Baldvin raccompagna Erlendur à la porte.

– Je crois savoir que Maria a perdu sa mère il y a quelque temps.

– En effet.

– Et son décès l’a beaucoup affectée ?

– Oui, ç’a été un gros choc pour elle, répondit le mari. Il n’empêche que c’est incompréhensible. Même si elle était légèrement déprimée ces derniers temps, son geste est inexplicable.

– Évidemment, fit Erlendur.

– Naturellement vous êtes confrontés à des cas semblables, n’est-ce pas ? interrogea Baldvin. Des suicides ?

– Nous en avons toujours quelques-uns, répondit Erlendur. Malheureusement.

– Est-ce que… Elle a souffert ?

– Non, répondit Erlendur, sans hésiter. Elle n’a pas souffert.

– Je suis médecin, informa Baldvin. C’est inutile de me mentir.

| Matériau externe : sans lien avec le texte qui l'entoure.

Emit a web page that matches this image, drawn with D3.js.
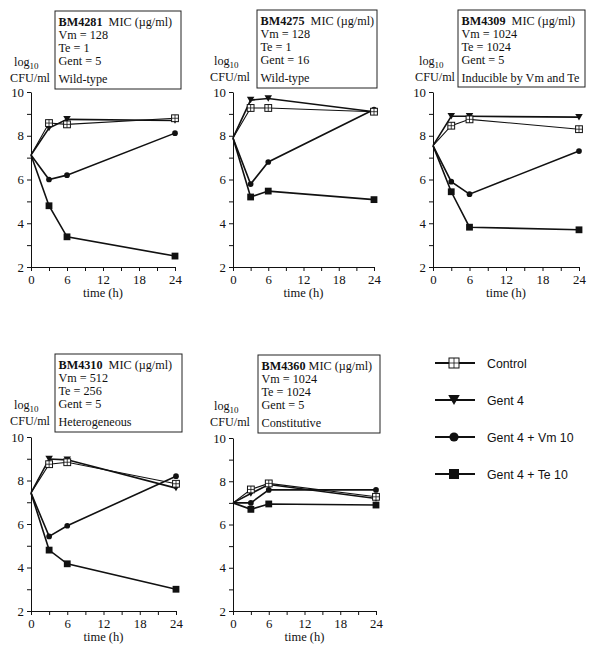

– Je ne vous mens pas, répondit Erlendur.

– Ça faisait sacrément longtemps qu’elle était déprimée, reprit Baldvin, mais elle n’a jamais voulu d’aide. Elle aurait peut-être dû aller voir quelqu’un. Peut-être que j’aurais dû mieux mesurer l’épreuve qu’elle traversait. Elle était très proche de sa mère. Elle ne parvenait pas à accepter son décès. Leonora n’avait que soixante-cinq ans, elle est morte dans la fleur de l’âge. Emportée par un cancer. Maria s’est occupée d’elle jusqu’au bout et je ne suis pas certain qu’elle s’était remise de sa mort. Leonora n’avait pas d’autre enfant à part elle.

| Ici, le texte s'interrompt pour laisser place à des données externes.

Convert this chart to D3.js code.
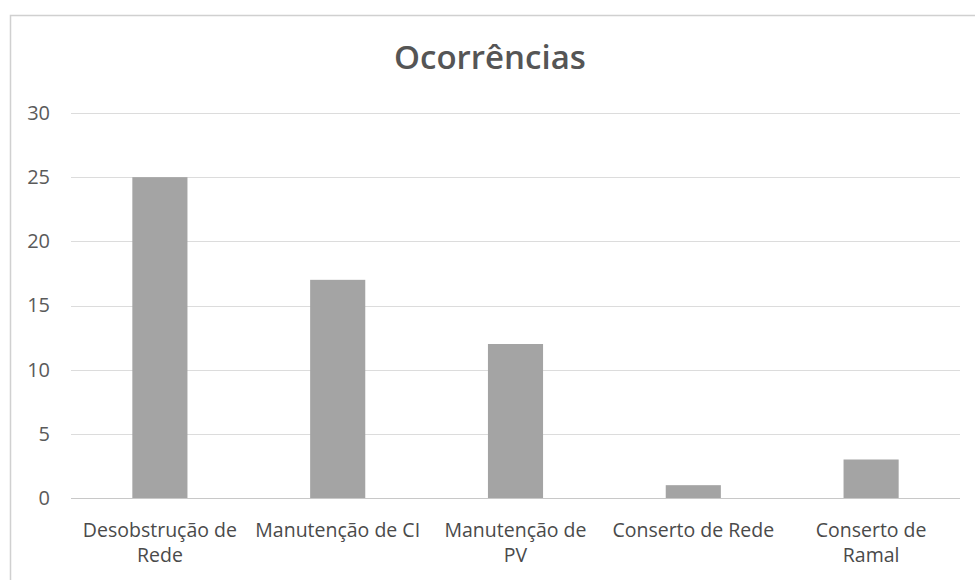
<!DOCTYPE html>
<html>
<head>
<meta charset="utf-8">
<script src="https://cdn.jsdelivr.net/npm/d3@7"></script>
<style>
  body { margin: 0; background: #fff; }
  text { font-family: "Open Sans", "Noto Sans", sans-serif; }
</style>
</head>
<body>
<div id="chart"></div>
<script>
// chart values
const categories = [
  ["Desobstrução de", "Rede"],
  ["Manutenção de CI"],
  ["Manutenção de", "PV"],
  ["Conserto de Rede"],
  ["Conserto de", "Ramal"]
];
const values = [25, 17, 12, 1, 3];
const yTicks = [0, 5, 10, 15, 20, 25, 30];
const title = "Ocorrências";

const width = 975, height = 580;
const margin = { top: 113, right: 15, bottom: 82, left: 71 };

const svg = d3.select("#chart").append("svg")
  .attr("width", width)
  .attr("height", height);

// frame of the chart area
svg.append("path")
  .attr("d", "M10.5," + height + "V15.5H" + width)
  .attr("fill", "none")
  .attr("stroke", "#d0d0d0")
  .attr("stroke-width", 1.5);

const g = svg.append("g")
  .attr("transform", "translate(" + margin.left + "," + margin.top + ")");

const w = width - margin.left - margin.right;
const h = height - margin.top - margin.bottom;

const x = d3.scaleBand()
  .domain(d3.range(categories.length))
  .range([0, w])
  .paddingInner(0.69)
  .paddingOuter(0.345);

const y = d3.scaleLinear()
  .domain([0, 30])
  .range([h, 0]);

// gridlines
g.selectAll(".grid")
  .data(yTicks)
  .enter().append("line")
  .attr("class", "grid")
  .attr("x1", 0)
  .attr("x2", w)
  .attr("y1", d => Math.round(y(d)) + 0.5)
  .attr("y2", d => Math.round(y(d)) + 0.5)
  .attr("stroke", d => d === 0 ? "#c8c8c8" : "#dcdcdc")
  .attr("stroke-width", 1.2);

// y labels
const yAxis = d3.axisLeft(y).tickValues(yTicks).tickSize(0).tickPadding(21);
g.append("g")
  .call(yAxis)
  .call(s => s.select(".domain").remove())
  .selectAll("text")
  .attr("fill", "#5a5a5a")
  .style("font-size", "20px");

// bars
g.selectAll(".bar")
  .data(values)
  .enter().append("rect")
  .attr("class", "bar")
  .attr("x", (d, i) => x(i))
  .attr("y", d => y(d))
  .attr("width", x.bandwidth())
  .attr("height", d => y(0) - y(d))
  .attr("fill", "#a4a4a4");

// category labels
const labels = g.selectAll(".cat")
  .data(categories)
  .enter().append("text")
  .attr("class", "cat")
  .attr("text-anchor", "middle")
  .attr("fill", "#4a4a4a")
  .style("font-size", "19.5px")
  .attr("transform", (d, i) => "translate(" + (x(i) + x.bandwidth() / 2) + "," + (h + 39) + ")");

labels.selectAll("tspan")
  .data(d => d)
  .enter().append("tspan")
  .attr("x", 0)
  .attr("dy", (d, i) => i === 0 ? 0 : 25)
  .text(d => d);

// title
svg.append("text")
  .attr("x", 490)
  .attr("y", 69)
  .attr("text-anchor", "middle")
  .attr("fill", "#555")
  .style("font-size", "33px")
  .style("font-weight", 600)
  .text(title);
</script>
</body>
</html>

– On imagine sans peine que c’était pour elle un lourd fardeau à porter.

– C’est peut-être difficile de se mettre à sa place, remarqua Baldvin.

– Oui, évidemment, convint Erlendur. Et son père ?

– Il est mort lui aussi.

– Elle était croyante ? demanda Erlendur, en regardant la statuette de Jésus sur la commode du vestibule. À côté était posé un exemplaire de la Bible.

– Oui, répondit le mari. Elle allait à l’église. Elle était beaucoup plus croyante que moi. Et sa foi se renforçait avec les années.

– Et vous, vous ne croyez pas ?

– Je ne dirais pas ça, non. Baldvin poussa un profond soupir. C’est… tout ça est tellement irréel, excusez-moi, mais je…

– Oui, excusez-moi, j’ai terminé, déclara Erlendur.

– Dans ce cas, je vais descendre à la morgue de Baronstigur.

– Parfait. Le corps sera examiné par un médecin légiste. C’est la procédure habituelle dans les cas comme celui-ci.

– Je comprends, conclut Baldvin.

La maison se retrouva bientôt déserte. Erlendur suivit la voiture du pasteur et de Baldvin. Alors qu’il quittait l’accès du garage, il jeta un œil dans le rétroviseur et crut voir bouger les rideaux du salon. Il posa son pied sur le frein et regarda longuement dans le rétroviseur. Il ne décela pas le moindre mouvement à la fenêtre. Il était persuadé d’avoir mal vu lorsqu’il leva le pied du frein pour continuer sa route.